Be mindful of what you’ve done since September 30th, 2022, and September 30th, 2023.
On September 21st, 2022, in a solemn effort to acknowledge the National Day for Truth and Reconciliation we brought together a panel of people who are children of Indian residential school survivors. The conversations on that day inspired a shared desire to stand together in love and support for these brave speakers whom endured the legacy of abuse, hurt, trauma, and grief. The day was filled with sorrow and uncertainty, and it was also overflowing with forgiveness, understanding and confidence.
On September 20th, 2023, we are bringing together a panel of survivors of the Indian Residential School experience in Canada. This important session will welcome and honor these brave and resilient survivors to lead us in a discussion about the urgency and motivation to right and write a new history in Canada that is based on a proper redress for Indigenous peoples and communities. We Welcome the Children Back Home is an expression to acknowledge those survivors in our families and communities who are hurt and hurting, and who are simultaneously coming to terms with the past and finding a way forward.
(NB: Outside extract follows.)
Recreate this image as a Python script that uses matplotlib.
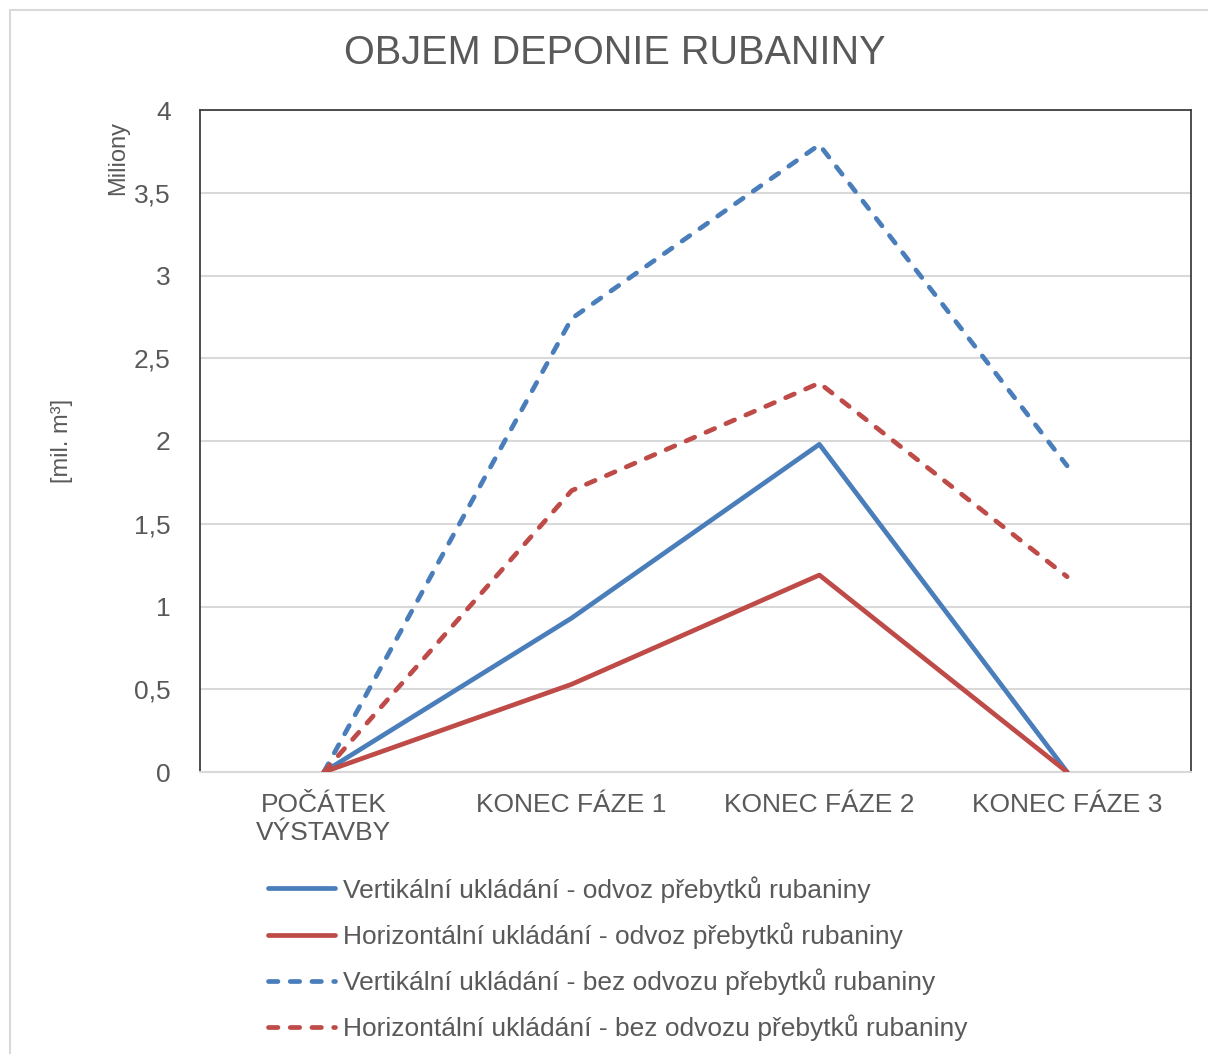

Think about what you will do between September 30th, 2023, and September 30th, 2024.
September 30th, 2023, will mark the 3rd annual National Day for Truth and Reconciliation. This important day is an opportunity for all Canadians and British Columbians to think about the continuing legacy of the Indian residential school experience in Canada as well as the broader impact of colonialism, oppression, assimilation, and racism against Indigenous – First Nations, Inuit and Métis – peoples. It’s a chance to enrich our individual and collective understanding of the past and to create a new chapter in our shared history that is founded on the principles of respect, truth, reconciliation, and redress.
June 11th, 2008, marked the formal statement of apology to former students of the Indian Residential School Experience in Canada made by the Prime Minister in the House of Commons on behalf of all Canadians. We’ve known before and since this apology that this horrific experience also includes those children that never made it home, that we’re buried at former sites of Indian Residential Schools, and that never got to experience the acknowledgment of an apology nor the comfort of being able to come to terms with their past, with their family, with their community.
Topic: We Welcome The Children Back Home: The Burden of Sorrow and Survival of the Indian Residential School Experience in Canada
Date: Wednesday, September 20th, 2023
Time: 12:00 – 3:30 pm (PST)
What Will I Learn?
You will learn about the context of truth, reconciliation and redress from survivors of the Indian Residential School Experience in Canada.